- Native name: Димитрий Димитриевич Звегинцов
- Nickname: Zog
- Born: 25 January 1911 Russia
- Died: 13 April 1984 (aged 72–73) Glasbury on Wye, Wales
- Buried: Garden of Remembrance, Hereford Crematorium
- Allegiance: United Kingdom
- Branch: British Army
- Service years: 1935–1965
- Rank: Brigadier
- Unit: Border Regiment
- Conflicts: Second World War
- Awards: Commander of the Order of the British Empire Officer of the Order of Saint John
- Spouse: Hon. Rachel Kathleen Bailey

= Dimitry Zvegintzov =

Brigadier Dimitry Dimitrievitch Zvegintzov (Димитрий Димитриевич Звегинцов) (25 January 1911 – 23 April 1984) was a senior British Army officer.

==Biography==
Zvegintzov was born in Russia into an aristocratic family, the son of Colonel Dimitry Ivanovitch Zvegintzov (1880–1967) and Princess Maria Obolensky (1882–1947), the daughter of Ivan Mikhailovich Obolensky. During the Russian Revolution of 1917, his family moved to England, fearing the repercussions of the Bolshevik takeover. He was subsequently educated at Bloxham School, where he was nicknamed "Zog", and served as drum major in the Officers' Training Corps band, with the rank of Cadet Serjeant.

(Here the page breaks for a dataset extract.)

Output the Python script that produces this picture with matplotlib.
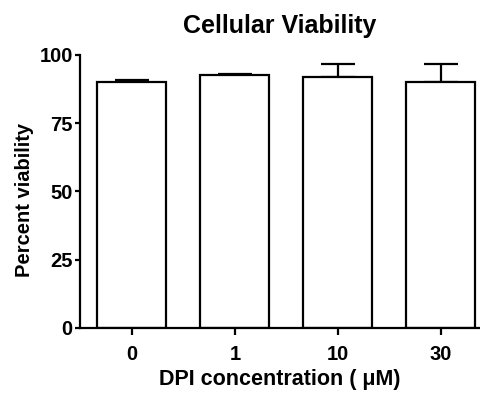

On 17 September 1931, Zvegintzov, then working as a clerk and living in Barons Court, London, became a naturalised British subject, having been granted a Certificate of Naturalization, and sworn the Oath of Allegiance. He joined the Supplementary Reserve of Officers in May 1933, and 1 February 1935 was commissioned as a second lieutenant in the Border Regiment, receiving promotion to lieutenant on 1 February 1938.

He saw service during the Second World War, being promoted to captain on 1 February 1943, and having the war substantive rank of major by the end of the conflict.

He remained in the army post-war, being promoted to major on 25 January 1947. and was made an Officer of the Order of the British Empire on 1 January 1949. On 1 July 1952 he was brevetted as a lieutenant-colonel, eventually being promoted to that rank on 5 April 1955. He was promoted again, to colonel, on 12 September 1957, and to brigadier on 12 September 1961.

Zvegintzov was made a Commander of the Order of the British Empire on 1 January 1963, and eventually retired from the army on 2 February 1965. In April 1968 he was made an Officer of the Order of Saint John.

Zvegintzov died on 23 April 1984 at his home in Glasbury on Wye, Wales. His funeral was held at All Saints Church, Glasbury on Wye, and he was cremated on the 27th at Hereford Crematorium.

==Personal life==
Zvegintzov married the Honourable Rachel Kathleen Bailey, granddaughter of Joseph Bailey, 1st Baron Glanusk, on 20 April 1940. They had three children.

His younger brother Ivan was killed in North Africa on 28 December 1941 while serving as a second lieutenant in the 3rd County of London Yeomanry. He is commemorated on the Alamein Memorial.